THE EXERCISE: Leave out any picture and return the remaining listing below exactly as given.

DATA PROVIDED:

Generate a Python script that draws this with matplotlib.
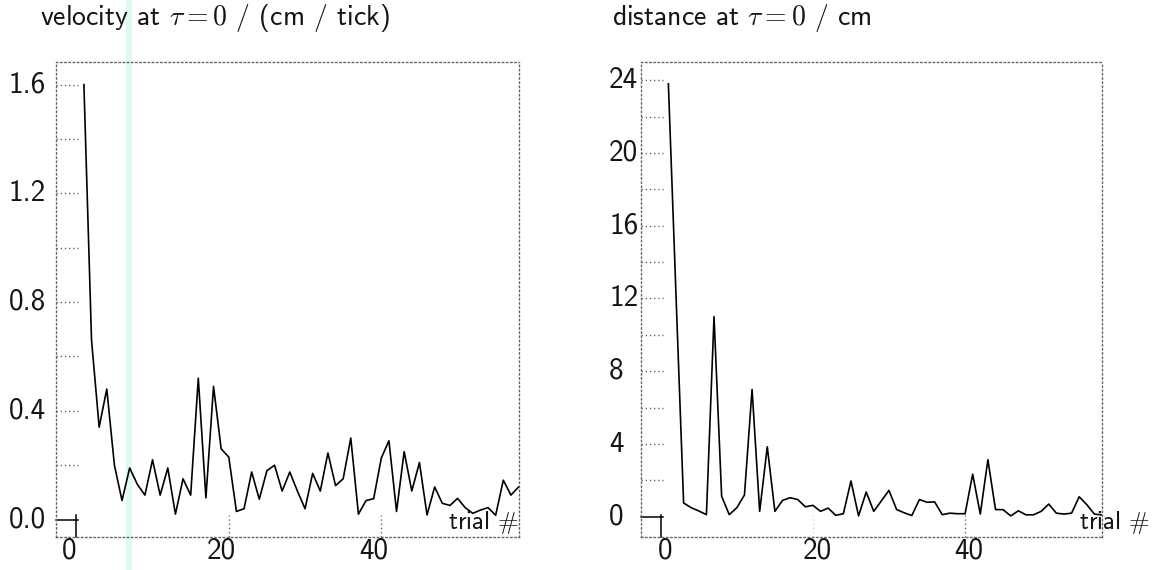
import matplotlib
matplotlib.use("Agg")
import matplotlib.pyplot as plt
import matplotlib.transforms as mtransforms
from matplotlib.patches import Rectangle

plt.rcParams["mathtext.fontset"] = "cm"
plt.rcParams["font.family"] = ["cmss10", "DejaVu Sans"]

# values
trials = list(range(1, 59))
velocity = [1.60, 0.66, 0.34, 0.48, 0.20, 0.07, 0.19, 0.13, 0.09, 0.22,
            0.09, 0.19, 0.02, 0.15, 0.09, 0.52, 0.08, 0.49, 0.26, 0.23,
            0.03, 0.04, 0.175, 0.075, 0.18, 0.20, 0.105, 0.175, 0.105, 0.04,
            0.17, 0.105, 0.245, 0.125, 0.15, 0.30, 0.02, 0.07, 0.077, 0.226,
            0.29, 0.03, 0.25, 0.105, 0.21, 0.017, 0.12, 0.06, 0.052, 0.078,
            0.044, 0.023, 0.035, 0.044, 0.016, 0.145, 0.09, 0.12]
distance = [23.8, 12.2, 0.76, 0.5, 0.32, 0.12, 11.0, 1.13, 0.12, 0.5,
            1.2, 7.0, 0.3, 3.85, 0.3, 0.9, 1.05, 0.95, 0.55, 0.63,
            0.3, 0.48, 0.08, 0.17, 1.97, 0.05, 1.36, 0.3, 0.88, 1.45,
            0.4, 0.22, 0.07, 0.95, 0.8, 0.82, 0.12, 0.2, 0.17, 0.17,
            2.34, 0.15, 3.14, 0.4, 0.39, 0.05, 0.33, 0.11, 0.11, 0.3,
            0.7, 0.2, 0.15, 0.2, 1.1, 0.67, 0.15, 0.1]

vel_ticks = [0.0, 0.2, 0.4, 0.6, 0.8, 1.0, 1.2, 1.4, 1.6]
vel_labels = {0.0: "0.0", 0.4: "0.4", 0.8: "0.8", 1.2: "1.2", 1.6: "1.6"}
dist_ticks = [0, 2, 4, 6, 8, 10, 12, 14, 16, 18, 20, 22, 24]
dist_labels = {0: "0", 4: "4", 8: "8", 12: "12", 16: "16", 20: "20", 24: "24"}
x_labels = [0, 20, 40]

W, H = 1162, 570
fig = plt.figure(figsize=(W / 100, H / 100), dpi=100)

# light cyan scanner streak
fig.patches.append(Rectangle((126 / W, 0), 5 / W, 1, transform=fig.transFigure,
                             color="#e0f7f6", zorder=-5))

dots = (0, (1, 2))
frame_col = "#666666"
txt = "#151515"


def panel(l, t, r, b, y, ylim, xlim, yticks, ylabels, lab_x, lab_ha,
          xmarks, faint, xshift, title, title_x, trial_x):
    ax = fig.add_axes([l / W, 1 - b / H, (r - l) / W, (b - t) / H])
    ax.set_facecolor("none")
    ax.plot(trials, y, color="black", lw=1.2)
    ax.set_xlim(*xlim)
    ax.set_ylim(*ylim)
    ax.set_xticks([])
    ax.set_yticks([])
    for s in ax.spines.values():
        s.set_linestyle(dots)
        s.set_color(frame_col)
        s.set_linewidth(1.0)

    ty = mtransforms.blended_transform_factory(ax.transAxes, ax.transData)
    tx = mtransforms.blended_transform_factory(ax.transData, ax.transAxes)
    tlx = 22 / (r - l)
    tly = 22 / (b - t)
    for v in yticks:
        if v == 0:
            ax.plot([0, tlx], [v, v], transform=ty, color="black", lw=1.1, clip_on=False)
        else:
            ax.plot([0, tlx], [v, v], transform=ty, color=frame_col, lw=1.0,
                    ls=dots, clip_on=False)
    ax.plot([0, 0], [0, tly], transform=tx, color="black", lw=1.1, clip_on=False)
    for m in xmarks:
        a = 0.3 if m in faint else 1.0
        ax.plot([m, m], [0, tly], transform=tx, color=frame_col, lw=1.0,
                ls=dots, alpha=a, clip_on=False)

    fy = mtransforms.blended_transform_factory(fig.transFigure, ax.transData)
    for v, s in ylabels.items():
        ax.text(lab_x / W, v, s, transform=fy, ha=lab_ha, va="center",
                fontsize=21, color=txt)
    off = mtransforms.offset_copy(ax.transData, fig=fig, x=xshift, y=0, units="dots")
    fx = mtransforms.blended_transform_factory(off, fig.transFigure)
    for v in x_labels:
        ax.text(v, 1 - 551 / H, str(v), transform=fx, ha="center", va="center",
                fontsize=21, color=txt)
    fig.text(trial_x / W, 1 - 523 / H, r"trial $\#$", ha="right", va="center",
             fontsize=18, color=txt)
    fig.text(title_x / W, 1 - 18 / H, title, ha="left", va="center",
             fontsize=20, color=txt)
    return ax


panel(56, 62, 519, 537, velocity, (-0.064, 1.683), (-2.66, 58.06),
      vel_ticks, vel_labels, 46, "right", [20, 40], [], -7,
      r"velocity at $\tau = 0$ / (cm / tick)", 40, 519)
panel(641, 62, 1102, 537, distance, (-1.11, 25.0), (-2.6, 58.0),
      dist_ticks, dist_labels, 609, "left", [20, 40], [20], 4,
      r"distance at $\tau = 0$ / cm", 612, 1150)

fig.savefig("out.png", dpi=100)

SOLUTION TO THIS EXERCISE:
Generate a Python script that draws this with matplotlib.
import matplotlib
matplotlib.use("Agg")
import matplotlib.pyplot as plt
import matplotlib.transforms as mtransforms
from matplotlib.patches import Rectangle

plt.rcParams["mathtext.fontset"] = "cm"
plt.rcParams["font.family"] = ["cmss10", "DejaVu Sans"]

# values
trials = list(range(1, 59))
velocity = [1.60, 0.66, 0.34, 0.48, 0.20, 0.07, 0.19, 0.13, 0.09, 0.22,
            0.09, 0.19, 0.02, 0.15, 0.09, 0.52, 0.08, 0.49, 0.26, 0.23,
            0.03, 0.04, 0.175, 0.075, 0.18, 0.20, 0.105, 0.175, 0.105, 0.04,
            0.17, 0.105, 0.245, 0.125, 0.15, 0.30, 0.02, 0.07, 0.077, 0.226,
            0.29, 0.03, 0.25, 0.105, 0.21, 0.017, 0.12, 0.06, 0.052, 0.078,
            0.044, 0.023, 0.035, 0.044, 0.016, 0.145, 0.09, 0.12]
distance = [23.8, 12.2, 0.76, 0.5, 0.32, 0.12, 11.0, 1.13, 0.12, 0.5,
            1.2, 7.0, 0.3, 3.85, 0.3, 0.9, 1.05, 0.95, 0.55, 0.63,
            0.3, 0.48, 0.08, 0.17, 1.97, 0.05, 1.36, 0.3, 0.88, 1.45,
            0.4, 0.22, 0.07, 0.95, 0.8, 0.82, 0.12, 0.2, 0.17, 0.17,
            2.34, 0.15, 3.14, 0.4, 0.39, 0.05, 0.33, 0.11, 0.11, 0.3,
            0.7, 0.2, 0.15, 0.2, 1.1, 0.67, 0.15, 0.1]

vel_ticks = [0.0, 0.2, 0.4, 0.6, 0.8, 1.0, 1.2, 1.4, 1.6]
vel_labels = {0.0: "0.0", 0.4: "0.4", 0.8: "0.8", 1.2: "1.2", 1.6: "1.6"}
dist_ticks = [0, 2, 4, 6, 8, 10, 12, 14, 16, 18, 20, 22, 24]
dist_labels = {0: "0", 4: "4", 8: "8", 12: "12", 16: "16", 20: "20", 24: "24"}
x_labels = [0, 20, 40]

W, H = 1162, 570
fig = plt.figure(figsize=(W / 100, H / 100), dpi=100)

# light cyan scanner streak
fig.patches.append(Rectangle((126 / W, 0), 5 / W, 1, transform=fig.transFigure,
                             color="#e0f7f6", zorder=-5))

dots = (0, (1, 2))
frame_col = "#666666"
txt = "#151515"


def panel(l, t, r, b, y, ylim, xlim, yticks, ylabels, lab_x, lab_ha,
          xmarks, faint, xshift, title, title_x, trial_x):
    ax = fig.add_axes([l / W, 1 - b / H, (r - l) / W, (b - t) / H])
    ax.set_facecolor("none")
    ax.plot(trials, y, color="black", lw=1.2)
    ax.set_xlim(*xlim)
    ax.set_ylim(*ylim)
    ax.set_xticks([])
    ax.set_yticks([])
    for s in ax.spines.values():
        s.set_linestyle(dots)
        s.set_color(frame_col)
        s.set_linewidth(1.0)

    ty = mtransforms.blended_transform_factory(ax.transAxes, ax.transData)
    tx = mtransforms.blended_transform_factory(ax.transData, ax.transAxes)
    tlx = 22 / (r - l)
    tly = 22 / (b - t)
    for v in yticks:
        if v == 0:
            ax.plot([0, tlx], [v, v], transform=ty, color="black", lw=1.1, clip_on=False)
        else:
            ax.plot([0, tlx], [v, v], transform=ty, color=frame_col, lw=1.0,
                    ls=dots, clip_on=False)
    ax.plot([0, 0], [0, tly], transform=tx, color="black", lw=1.1, clip_on=False)
    for m in xmarks:
        a = 0.3 if m in faint else 1.0
        ax.plot([m, m], [0, tly], transform=tx, color=frame_col, lw=1.0,
                ls=dots, alpha=a, clip_on=False)

    fy = mtransforms.blended_transform_factory(fig.transFigure, ax.transData)
    for v, s in ylabels.items():
        ax.text(lab_x / W, v, s, transform=fy, ha=lab_ha, va="center",
                fontsize=21, color=txt)
    off = mtransforms.offset_copy(ax.transData, fig=fig, x=xshift, y=0, units="dots")
    fx = mtransforms.blended_transform_factory(off, fig.transFigure)
    for v in x_labels:
        ax.text(v, 1 - 551 / H, str(v), transform=fx, ha="center", va="center",
                fontsize=21, color=txt)
    fig.text(trial_x / W, 1 - 523 / H, r"trial $\#$", ha="right", va="center",
             fontsize=18, color=txt)
    fig.text(title_x / W, 1 - 18 / H, title, ha="left", va="center",
             fontsize=20, color=txt)
    return ax


panel(56, 62, 519, 537, velocity, (-0.064, 1.683), (-2.66, 58.06),
      vel_ticks, vel_labels, 46, "right", [20, 40], [], -7,
      r"velocity at $\tau = 0$ / (cm / tick)", 40, 519)
panel(641, 62, 1102, 537, distance, (-1.11, 25.0), (-2.6, 58.0),
      dist_ticks, dist_labels, 609, "left", [20, 40], [20], 4,
      r"distance at $\tau = 0$ / cm", 612, 1150)

fig.savefig("out.png", dpi=100)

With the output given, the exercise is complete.